The short version is that folks got tired of waiting around for the raises they hadn't had since 1973, jumped into miracle loan products that were invented so they could be packaged and sold to pension funds and other huge buyers as mortgage-based securities, and were assured that their house value could only go up so that they could always refinance before their balloon payment or interest rate reset bankrupted them. And here we are with housing prices down over 50% in centers of black home buying like Las Vegas, and the bottom 1/3 of the market still falling at about a 25% annual rate.
DN has one segment on how the feds' Making Home Affordable program is giving $21 billion to 25 banks to get them to restructure troubled mortgages - 21 of which were major subprime lenders to begin with. See the report by John Dunbar of the Center for Public Integrity - the biggest chunk, over $5 B, going to B of A's infamous, recently-purchased unit Countrywide.
There's a segment with Wells Fargo subprime whistleblower Elizabeth Jacobson. Some highlights:
- Wells Fargo had a separate subprime loan division. Commissions there were 3-4 times higher than in the prime loan division. Interest rates could go from 6% to 12% in two years, had extra origination points, etc. raising customer cost along with commission. Additional revenues were built in by structuring the product to induce a new loan every two years.
- "As a company, Wells Fargo pushed the subprime loans, because it was their goal to have the subprime division pay for the fixed costs of the whole company. So there were [subprime] quotas to be met."
- deception at the top: "I happened to see a news report with the CFO of Wells Fargo, and he was questioned about the subprime division and denied at that point that Wells Fargo even had a subprime division. So here he is, the chief financial officer, where the subprime loans were supposed to be paying for the fixed costs of the company, and he’s denying that Wells Fargo even did subprime loans."
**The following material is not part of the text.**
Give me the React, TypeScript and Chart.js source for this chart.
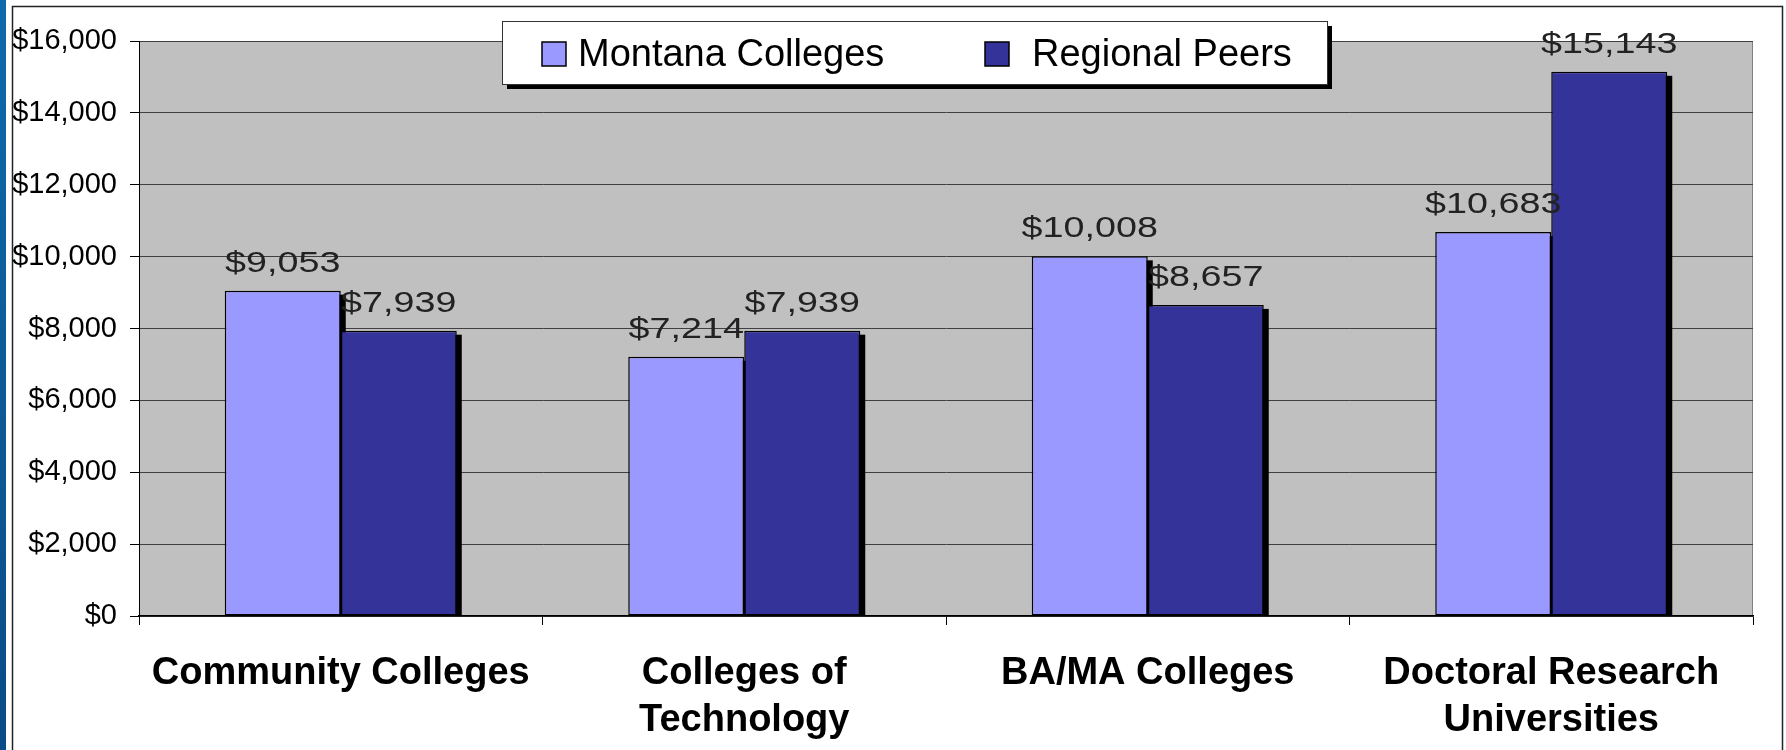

- targeting minority communities: bank management "would encourage the loan officers, the subprime loan officers, to go into Baltimore city and target the churches, the African American churches, to get a relationship going with the minister or the reverend at the church and try to get that person to schedule some sort of meeting. They would call it a “wealth-building seminar” to get the parishioners of the church to attend. And any loan that was funded by Wells Fargo, whether a purchase or a refinance, $350 would then be donated to the church. And so, that was the incentive for the church to want to have these seminars there."